Pre read - Refer the Global Publishing Industry Trends: 2025 Outlook here.
1. US is mature, powerful, but at an inflection point
The United States remains the world’s most commercially predictable publishing market, but predictability should not be confused with growth. Every metric shows a market that is stable but structurally stagnant, with growth now coming from only a few levers:
Where the US Is Winning
Audio is the new frontlist - Audiobooks, especially celebrity-narrated and full-cast productions—are driving disproportionate consumer attention and margins. If you are not thinking audio-first, you are already behind the curve.

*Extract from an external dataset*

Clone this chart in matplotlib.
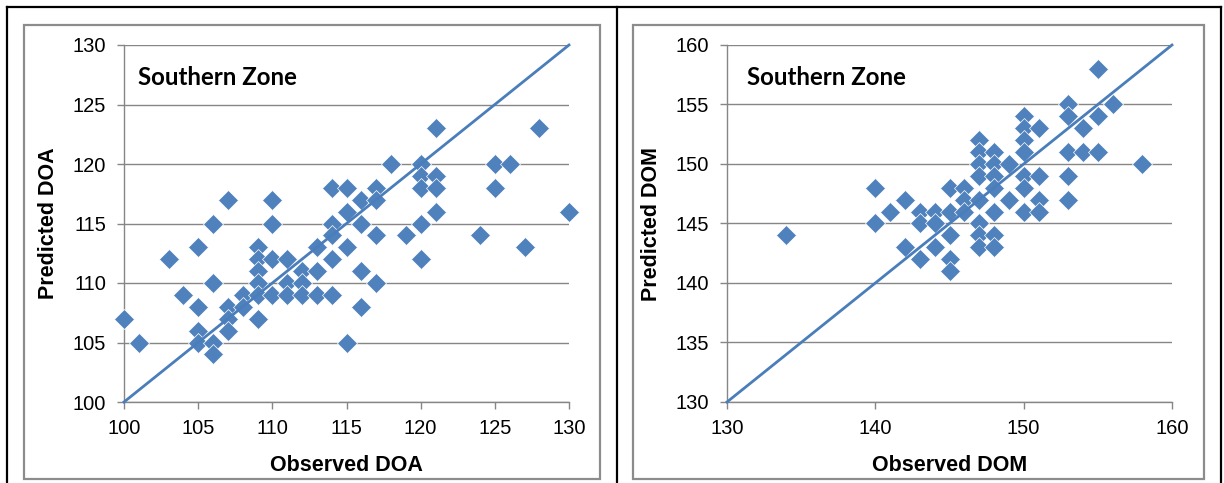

Backlist is king - The most profitable publishers today are the ones that mastered metadata, SEO, and evergreen discoverability. The future belongs to those who treat their backlist like a SaaS product—optimized, refreshed, repackaged.
Rights-driven economics - Film, TV, and podcast adaptations are reshaping P&Ls. A book is no longer a final product; it’s an IP node in a multi-format universe.
Where the US Is Struggling
Retail concentration is brutal - One or two platforms dictate visibility, pricing, and discoverability. This is efficient for consumers but corrosive for publishers.
Nonfiction volatility exposes over-reliance - Consumer discretionary patterns are punishing categories like business, wellness, and political books.
The US is no longer a growth market. It’s a market for efficiency, reinvention, and rights monetization. Bookpreneurs should treat it as a sandbox for premium formats, refined positioning, and audience ownership.

2. India is a high-growth market that everyone underestimates
India is often framed as “emerging,” but that undersells its trajectory. In reality, India is the fastest-evolving publishing economy in the world—not merely because of its population, but because of its reading behavior.
Where India Is Winning
Mobile-first reading is exploding - Affordable smartphones have enabled a digital reading culture that Western markets spent a decade waiting for. Serialized fiction, micro-payments, audiobooks, and reading apps are scaling at startup speed.
Regional languages are the real goldmine - Hindi, Tamil, Bengali, Marathi, and Kannada are not “niches”, they are the next million-readership ecosystems. The next wave of bestsellers will not be in English.
Education is a cash engine.
No other major market has education contributing such stable, high-volume revenue. Edtech and publishing are converging with publishers holding the content advantage.
Where India Is Struggling
Informal distribution and piracy slow monetization - But this also signals a deeper truth: demand is massive, but the infrastructure to monetize it is still catching up.
Extreme price sensitivity - Indian consumers reward value and volume. Pricing strategy is not an afterthought—it’s the business model.
India is not “catching up” to the US. It is leapfrogging the traditional model entirely. Newbie authors and bookpreneurs who build for India must think digital-first, vernacular-first, and mobile-first.
3. US and India writing two versions of the future
The biggest opportunity in publishing is understanding that both markets offer complementary lessons:
The US teaches you how to optimize.
- Maximize backlist.
- Master rights.
- Build premium audio.
- Own your audience.
India teaches you how to scale.
- Design for multilingual reach.
- Monetize micro-content.
- Build mobile-native products.
- Price for mass adoption.
Together, they form a blueprint for the next decade: multi-format IP + mobile-scale distribution + direct audience ownership.
4. The Emerging Trends
1. Audio Everywhere - Audio isn’t a format anymore—it’s a behavior. In both markets, audio is becoming the default way younger audiences consume stories and ideas.
2. Creator-Led Publishing - The most valuable authors today already have an audience before the book contract. For publishers, this shifts the conversation from “discovering” authors to “partnering” with established creators.
3. Multilingual, Multi-format Futures - Your story must live in print, ebook, audio, and short-form. And it must scale across languages.
4. AI in the Publishing Stack - Be it editing, design mockups, marketing copy, rights analysis, metadata, AI will touch everything except the core authorial voice. The winners adopt early but govern responsibly.
5. Supply Chain Reinvention - POD, regional printing, and zero-inventory distribution models will reshape cost structures. Inefficient operations will not survive.
6. Subscriptions and Communities - The next billion readers will be won not by bookstores but by apps, memberships, and creator communities.
Top Takeaways
- Print will survive, but digital will dominate growth.
- Backlist will outperform frontlist in most mature markets.
- Regional languages will create the next generation of billion-dollar content franchises.
- Audio will become a non-negotiable part of every serious author’s strategy.
- India will become the fastest-growing reading market in the world.
- Publishers who treat IP as multi-format assets will outperform those who treat books as single products.
- Direct reader relationships will be the most valuable currency.